Un des points d’évolution souhaitables majeurs concerne le foncier. Trop peu de projets ont mis en œuvre des alternatives à la cession foncière, dans un contexte de tension des prix ou le foncier public représente un véritable trésor. A minima, et parce que la cession foncière a aussi permis de débloquer des projets sur certains sites complexes, l’instauration de prix fixes permettrait de concentrer les négociations uniquement sur les aspects de qualité du projet et de la programmation. En termes de programmation, la mixité à l’échelle des opérations, qui suppose des montages complexes et un accompagnement juridique et technique conséquent, nécessitera un retour sur expérience avec plus de recul, après plusieurs années de mise en service et de gestion. Un meilleur ancrage territorial des propositions programmatiques pourrait également être recherché.
Actu-Juridique : Peut-on parler de « green washing » dans ce type de politique (étant donné la vertu écologique avancée par les décideurs lors du lancement des plans il y a quelques années) ?
Aliénor Heil Selimanovski : Il est difficile de répondre car n’avons pas étudié en détail les réponses architecturales et techniques d’un point de vue environnemental. L’objectif de construction bas carbone est aujourd’hui incontournable ; les opérateurs immobiliers doivent aussi embarquer pour cela. Il en est de même pour la « réparation » de la ville existante.
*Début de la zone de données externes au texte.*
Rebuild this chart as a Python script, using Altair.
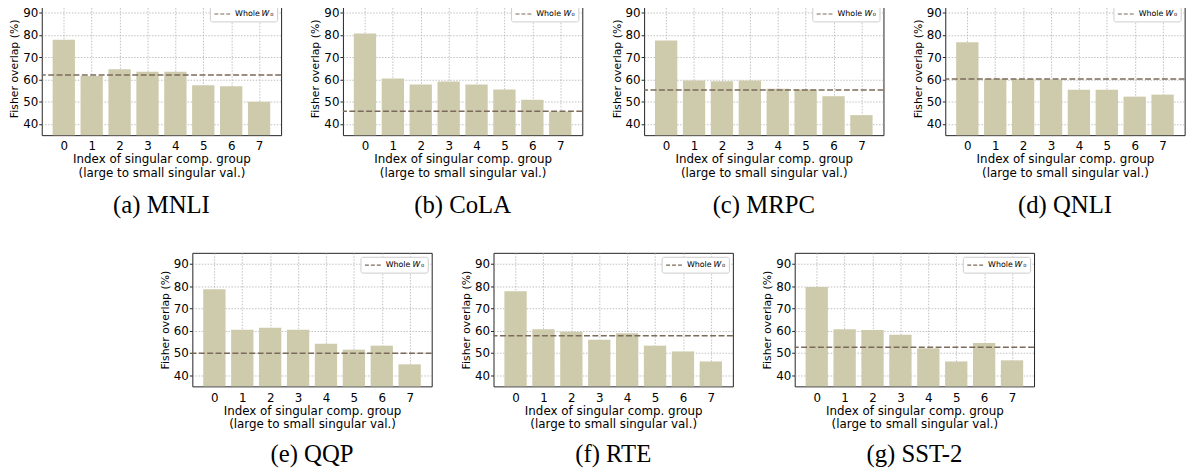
import altair as alt
import pandas as pd

groups = [0, 1, 2, 3, 4, 5, 6, 7]
captions = ["(a) MNLI", "(b) CoLA", "(c) MRPC", "(d) QNLI", "(e) QQP", "(f) RTE", "(g) SST-2"]
mnli = [77.9, 61.6, 64.6, 63.5, 63.5, 57.4, 57.0, 50.0]
cola = [80.7, 60.4, 57.8, 59.1, 57.8, 55.5, 50.9, 45.6]
mrpc = [77.5, 59.6, 59.2, 59.6, 55.9, 55.5, 52.5, 44.0]
qnli = [76.7, 60.3, 60.2, 60.0, 55.4, 55.4, 52.3, 53.2]
qqp = [78.6, 60.4, 61.3, 60.4, 54.2, 51.5, 53.3, 44.9]
rte = [77.7, 60.7, 59.5, 56.0, 58.9, 53.3, 50.7, 46.2]
sst2 = [79.6, 60.7, 60.3, 58.2, 52.1, 46.2, 54.5, 46.7]
series = [mnli, cola, mrpc, qnli, qqp, rte, sst2]
whole = [62.0, 45.7, 55.3, 60.2, 49.9, 57.8, 52.6]
yticks = [40, 50, 60, 70, 80, 90]
legend_label = "Whole 𝑊₀"
x_title = ["Index of singular comp. group", "(large to small singular val.)"]
y_title = "Fisher overlap (%)"

BAR = "#cecbad"
LINE = "#7b6b5b"
FONT = "DejaVu Sans"
W, H = 242, 135


def y_axis():
    return alt.Axis(values=yticks, title=y_title, labelOverlap=False)


def panel(caption, values, w0, cap_offset):
    df = pd.DataFrame({"group": groups, "overlap": values})
    yscale = alt.Scale(domain=[35, 95], nice=False, zero=False)
    bars = (
        alt.Chart(df)
        .transform_calculate(x0="datum.group - 0.4", x1="datum.group + 0.4")
        .mark_bar(color=BAR, opacity=1)
        .encode(
            x=alt.X(
                "x0:Q",
                scale=alt.Scale(domain=[-0.79, 7.79], nice=False, zero=False),
                axis=alt.Axis(values=groups, title=x_title, format="d"),
            ),
            x2="x1:Q",
            y=alt.Y("overlap:Q", scale=yscale, axis=y_axis()),
            y2=alt.Y2(datum=35),
        )
    )
    rdf = pd.DataFrame({"whole": [w0], "label": [legend_label]})
    rule = (
        alt.Chart(rdf)
        .mark_rule(strokeDash=[6, 2.5], strokeWidth=1.5)
        .encode(
            y=alt.Y("whole:Q", scale=yscale, axis=y_axis()),
            color=alt.Color(
                "label:N",
                scale=alt.Scale(range=[LINE]),
                legend=alt.Legend(
                    title=None,
                    orient="top-right",
                    offset=4,
                    padding=3.5,
                    strokeColor="#cccccc",
                    fillColor="white",
                    cornerRadius=2,
                    symbolType="M-1,0L3,0",
                    symbolSize=64,
                    symbolStrokeWidth=1.2,
                    symbolDash=[4, 2],
                    symbolStrokeColor=LINE,
                    labelFont=FONT,
                    labelFontSize=8,
                    labelColor="black",
                    labelOffset=12,
                ),
            ),
        )
    )
    return alt.layer(bars, rule).properties(
        width=W,
        height=H,
        title=alt.TitleParams(
            text=caption,
            orient="bottom",
            font="Liberation Serif",
            fontSize=25,
            fontWeight="normal",
            color="black",
            offset=cap_offset,
            anchor="middle",
        ),
    )


panels_top = [panel(c, s, w, 15) for c, s, w in zip(captions[:4], series[:4], whole[:4])]
panels_bot = [panel(c, s, w, 12) for c, s, w in zip(captions[4:], series[4:], whole[4:])]
top = alt.hconcat(*panels_top, spacing=26.5).resolve_scale(color="independent").resolve_legend(color="independent")
bottom = alt.hconcat(*panels_bot, spacing=26.5).resolve_scale(color="independent").resolve_legend(color="independent")

chart = (
    alt.vconcat(top, bottom, spacing=33, center=True)
    .resolve_scale(color="independent")
    .resolve_legend(color="independent")
    .properties(padding={"top": -10, "left": 0, "right": 0, "bottom": 0})
    .configure_view(stroke="#222222", strokeWidth=1)
    .configure_axis(
        labelFont=FONT,
        titleFont=FONT,
        labelFontSize=12,
        titleFontSize=12,
        labelColor="black",
        titleColor="black",
        titleFontWeight="normal",
        domain=False,
        grid=True,
        gridColor="#b0b0b0",
        gridDash=[1.5, 1.5],
        gridWidth=0.8,
        tickColor="#222222",
    )
    .configure_axisX(ticks=False, labelPadding=6, titlePadding=2, titleLineHeight=14)
    .configure_axisY(tickSize=3, labelPadding=1, titlePadding=3, titleFontSize=11)
)

chart.save("out.html", embed_options={"renderer": "svg", "actions": False})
Les APUI permettent aux collectivités de porter une ambition pour des sites d’échelle immobilière à vocation principalement privée y compris hors opération d’aménagement. Ils invitent les opérateurs immobiliers à produire des projets plus innovants et de meilleure qualité. Passée l’annonce d’un lauréat, les collectivités doivent poursuivre et renforcer leur implication dans la fabrique urbaine au contact des opérateurs privé : les projets réussis montrent une forte implication de toutes les parties prenantes dans la durée alors que les projets qui n’ont pas été accompagnés ne se différencient pas de la fabrique urbaine privée « ordinaire » hors APUI.